EXERCISE PROMPT
Write out the listing exactly as it is given.
----------
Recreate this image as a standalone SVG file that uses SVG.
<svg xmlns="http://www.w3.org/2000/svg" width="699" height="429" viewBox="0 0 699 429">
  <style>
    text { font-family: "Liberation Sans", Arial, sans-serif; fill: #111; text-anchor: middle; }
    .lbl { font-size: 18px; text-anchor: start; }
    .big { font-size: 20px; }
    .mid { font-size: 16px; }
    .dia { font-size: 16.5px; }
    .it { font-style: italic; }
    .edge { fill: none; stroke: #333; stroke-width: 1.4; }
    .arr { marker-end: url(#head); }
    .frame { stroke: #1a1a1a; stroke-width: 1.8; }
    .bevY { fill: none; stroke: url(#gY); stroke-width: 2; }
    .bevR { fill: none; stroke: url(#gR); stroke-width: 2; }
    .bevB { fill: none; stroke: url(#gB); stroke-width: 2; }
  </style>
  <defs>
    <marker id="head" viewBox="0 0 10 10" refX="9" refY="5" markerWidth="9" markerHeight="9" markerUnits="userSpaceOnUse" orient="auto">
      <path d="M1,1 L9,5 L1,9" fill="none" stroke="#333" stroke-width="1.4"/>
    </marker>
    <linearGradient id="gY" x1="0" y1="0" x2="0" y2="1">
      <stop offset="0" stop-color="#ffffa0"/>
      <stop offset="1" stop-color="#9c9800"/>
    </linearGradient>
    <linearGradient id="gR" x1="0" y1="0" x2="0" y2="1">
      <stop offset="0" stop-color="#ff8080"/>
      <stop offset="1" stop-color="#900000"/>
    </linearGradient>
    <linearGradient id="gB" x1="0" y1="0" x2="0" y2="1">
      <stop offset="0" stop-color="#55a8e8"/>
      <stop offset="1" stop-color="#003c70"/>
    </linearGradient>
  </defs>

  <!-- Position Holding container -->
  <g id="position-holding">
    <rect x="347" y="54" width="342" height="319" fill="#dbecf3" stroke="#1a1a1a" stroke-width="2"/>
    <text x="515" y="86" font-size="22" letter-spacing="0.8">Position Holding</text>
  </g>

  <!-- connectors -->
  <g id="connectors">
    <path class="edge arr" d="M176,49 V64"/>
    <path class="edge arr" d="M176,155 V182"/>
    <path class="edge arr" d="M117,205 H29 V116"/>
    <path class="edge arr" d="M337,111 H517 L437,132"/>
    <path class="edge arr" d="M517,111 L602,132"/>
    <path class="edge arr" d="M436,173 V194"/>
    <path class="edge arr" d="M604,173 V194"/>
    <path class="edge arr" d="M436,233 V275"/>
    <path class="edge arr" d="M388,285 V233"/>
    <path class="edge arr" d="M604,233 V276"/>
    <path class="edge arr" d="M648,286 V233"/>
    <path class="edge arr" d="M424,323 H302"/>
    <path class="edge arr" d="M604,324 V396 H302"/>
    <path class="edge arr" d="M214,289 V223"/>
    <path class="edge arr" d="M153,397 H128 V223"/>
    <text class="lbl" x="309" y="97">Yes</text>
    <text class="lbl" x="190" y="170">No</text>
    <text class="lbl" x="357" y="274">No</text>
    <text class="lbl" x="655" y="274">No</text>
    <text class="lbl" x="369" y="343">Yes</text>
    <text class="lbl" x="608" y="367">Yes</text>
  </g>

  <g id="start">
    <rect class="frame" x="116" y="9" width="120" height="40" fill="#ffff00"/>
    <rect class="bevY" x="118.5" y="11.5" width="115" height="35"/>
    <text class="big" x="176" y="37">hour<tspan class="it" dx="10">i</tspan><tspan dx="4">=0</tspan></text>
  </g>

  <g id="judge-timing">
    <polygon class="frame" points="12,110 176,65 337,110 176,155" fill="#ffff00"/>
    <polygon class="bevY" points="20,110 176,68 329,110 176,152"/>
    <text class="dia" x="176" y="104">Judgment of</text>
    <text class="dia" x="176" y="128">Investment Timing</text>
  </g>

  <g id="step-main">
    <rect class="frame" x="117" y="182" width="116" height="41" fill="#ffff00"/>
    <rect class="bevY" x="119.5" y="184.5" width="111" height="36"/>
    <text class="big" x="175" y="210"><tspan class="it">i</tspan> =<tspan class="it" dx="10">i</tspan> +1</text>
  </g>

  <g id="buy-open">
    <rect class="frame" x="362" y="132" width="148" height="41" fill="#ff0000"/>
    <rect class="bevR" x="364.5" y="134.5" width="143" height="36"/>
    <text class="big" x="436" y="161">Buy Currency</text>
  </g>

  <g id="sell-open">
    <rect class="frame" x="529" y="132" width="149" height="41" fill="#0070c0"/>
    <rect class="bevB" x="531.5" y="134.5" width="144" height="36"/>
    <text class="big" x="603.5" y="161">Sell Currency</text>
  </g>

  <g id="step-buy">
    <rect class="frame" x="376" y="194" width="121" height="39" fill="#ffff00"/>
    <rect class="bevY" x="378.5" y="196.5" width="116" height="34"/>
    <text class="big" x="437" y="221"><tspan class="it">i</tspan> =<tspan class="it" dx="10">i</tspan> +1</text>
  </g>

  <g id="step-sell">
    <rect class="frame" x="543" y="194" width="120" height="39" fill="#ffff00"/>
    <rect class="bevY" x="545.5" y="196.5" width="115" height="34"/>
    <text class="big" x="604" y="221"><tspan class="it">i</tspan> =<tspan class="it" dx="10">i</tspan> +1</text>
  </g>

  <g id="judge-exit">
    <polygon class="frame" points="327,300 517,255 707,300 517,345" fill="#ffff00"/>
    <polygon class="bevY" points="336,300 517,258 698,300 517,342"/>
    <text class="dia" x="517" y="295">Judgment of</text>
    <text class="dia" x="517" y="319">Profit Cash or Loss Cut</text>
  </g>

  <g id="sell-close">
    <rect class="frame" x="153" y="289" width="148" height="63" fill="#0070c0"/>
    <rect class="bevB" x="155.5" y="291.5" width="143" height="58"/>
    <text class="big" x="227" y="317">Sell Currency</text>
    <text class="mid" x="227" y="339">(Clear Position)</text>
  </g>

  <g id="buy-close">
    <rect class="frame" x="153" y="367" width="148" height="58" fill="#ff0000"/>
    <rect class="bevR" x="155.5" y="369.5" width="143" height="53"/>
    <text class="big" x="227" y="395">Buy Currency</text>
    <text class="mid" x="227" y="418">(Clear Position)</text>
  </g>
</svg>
----------
THE RESPONSE
Recreate this image as a standalone SVG file that uses SVG.
<svg xmlns="http://www.w3.org/2000/svg" width="699" height="429" viewBox="0 0 699 429">
  <style>
    text { font-family: "Liberation Sans", Arial, sans-serif; fill: #111; text-anchor: middle; }
    .lbl { font-size: 18px; text-anchor: start; }
    .big { font-size: 20px; }
    .mid { font-size: 16px; }
    .dia { font-size: 16.5px; }
    .it { font-style: italic; }
    .edge { fill: none; stroke: #333; stroke-width: 1.4; }
    .arr { marker-end: url(#head); }
    .frame { stroke: #1a1a1a; stroke-width: 1.8; }
    .bevY { fill: none; stroke: url(#gY); stroke-width: 2; }
    .bevR { fill: none; stroke: url(#gR); stroke-width: 2; }
    .bevB { fill: none; stroke: url(#gB); stroke-width: 2; }
  </style>
  <defs>
    <marker id="head" viewBox="0 0 10 10" refX="9" refY="5" markerWidth="9" markerHeight="9" markerUnits="userSpaceOnUse" orient="auto">
      <path d="M1,1 L9,5 L1,9" fill="none" stroke="#333" stroke-width="1.4"/>
    </marker>
    <linearGradient id="gY" x1="0" y1="0" x2="0" y2="1">
      <stop offset="0" stop-color="#ffffa0"/>
      <stop offset="1" stop-color="#9c9800"/>
    </linearGradient>
    <linearGradient id="gR" x1="0" y1="0" x2="0" y2="1">
      <stop offset="0" stop-color="#ff8080"/>
      <stop offset="1" stop-color="#900000"/>
    </linearGradient>
    <linearGradient id="gB" x1="0" y1="0" x2="0" y2="1">
      <stop offset="0" stop-color="#55a8e8"/>
      <stop offset="1" stop-color="#003c70"/>
    </linearGradient>
  </defs>

  <!-- Position Holding container -->
  <g id="position-holding">
    <rect x="347" y="54" width="342" height="319" fill="#dbecf3" stroke="#1a1a1a" stroke-width="2"/>
    <text x="515" y="86" font-size="22" letter-spacing="0.8">Position Holding</text>
  </g>

  <!-- connectors -->
  <g id="connectors">
    <path class="edge arr" d="M176,49 V64"/>
    <path class="edge arr" d="M176,155 V182"/>
    <path class="edge arr" d="M117,205 H29 V116"/>
    <path class="edge arr" d="M337,111 H517 L437,132"/>
    <path class="edge arr" d="M517,111 L602,132"/>
    <path class="edge arr" d="M436,173 V194"/>
    <path class="edge arr" d="M604,173 V194"/>
    <path class="edge arr" d="M436,233 V275"/>
    <path class="edge arr" d="M388,285 V233"/>
    <path class="edge arr" d="M604,233 V276"/>
    <path class="edge arr" d="M648,286 V233"/>
    <path class="edge arr" d="M424,323 H302"/>
    <path class="edge arr" d="M604,324 V396 H302"/>
    <path class="edge arr" d="M214,289 V223"/>
    <path class="edge arr" d="M153,397 H128 V223"/>
    <text class="lbl" x="309" y="97">Yes</text>
    <text class="lbl" x="190" y="170">No</text>
    <text class="lbl" x="357" y="274">No</text>
    <text class="lbl" x="655" y="274">No</text>
    <text class="lbl" x="369" y="343">Yes</text>
    <text class="lbl" x="608" y="367">Yes</text>
  </g>

  <g id="start">
    <rect class="frame" x="116" y="9" width="120" height="40" fill="#ffff00"/>
    <rect class="bevY" x="118.5" y="11.5" width="115" height="35"/>
    <text class="big" x="176" y="37">hour<tspan class="it" dx="10">i</tspan><tspan dx="4">=0</tspan></text>
  </g>

  <g id="judge-timing">
    <polygon class="frame" points="12,110 176,65 337,110 176,155" fill="#ffff00"/>
    <polygon class="bevY" points="20,110 176,68 329,110 176,152"/>
    <text class="dia" x="176" y="104">Judgment of</text>
    <text class="dia" x="176" y="128">Investment Timing</text>
  </g>

  <g id="step-main">
    <rect class="frame" x="117" y="182" width="116" height="41" fill="#ffff00"/>
    <rect class="bevY" x="119.5" y="184.5" width="111" height="36"/>
    <text class="big" x="175" y="210"><tspan class="it">i</tspan> =<tspan class="it" dx="10">i</tspan> +1</text>
  </g>

  <g id="buy-open">
    <rect class="frame" x="362" y="132" width="148" height="41" fill="#ff0000"/>
    <rect class="bevR" x="364.5" y="134.5" width="143" height="36"/>
    <text class="big" x="436" y="161">Buy Currency</text>
  </g>

  <g id="sell-open">
    <rect class="frame" x="529" y="132" width="149" height="41" fill="#0070c0"/>
    <rect class="bevB" x="531.5" y="134.5" width="144" height="36"/>
    <text class="big" x="603.5" y="161">Sell Currency</text>
  </g>

  <g id="step-buy">
    <rect class="frame" x="376" y="194" width="121" height="39" fill="#ffff00"/>
    <rect class="bevY" x="378.5" y="196.5" width="116" height="34"/>
    <text class="big" x="437" y="221"><tspan class="it">i</tspan> =<tspan class="it" dx="10">i</tspan> +1</text>
  </g>

  <g id="step-sell">
    <rect class="frame" x="543" y="194" width="120" height="39" fill="#ffff00"/>
    <rect class="bevY" x="545.5" y="196.5" width="115" height="34"/>
    <text class="big" x="604" y="221"><tspan class="it">i</tspan> =<tspan class="it" dx="10">i</tspan> +1</text>
  </g>

  <g id="judge-exit">
    <polygon class="frame" points="327,300 517,255 707,300 517,345" fill="#ffff00"/>
    <polygon class="bevY" points="336,300 517,258 698,300 517,342"/>
    <text class="dia" x="517" y="295">Judgment of</text>
    <text class="dia" x="517" y="319">Profit Cash or Loss Cut</text>
  </g>

  <g id="sell-close">
    <rect class="frame" x="153" y="289" width="148" height="63" fill="#0070c0"/>
    <rect class="bevB" x="155.5" y="291.5" width="143" height="58"/>
    <text class="big" x="227" y="317">Sell Currency</text>
    <text class="mid" x="227" y="339">(Clear Position)</text>
  </g>

  <g id="buy-close">
    <rect class="frame" x="153" y="367" width="148" height="58" fill="#ff0000"/>
    <rect class="bevR" x="155.5" y="369.5" width="143" height="53"/>
    <text class="big" x="227" y="395">Buy Currency</text>
    <text class="mid" x="227" y="418">(Clear Position)</text>
  </g>
</svg>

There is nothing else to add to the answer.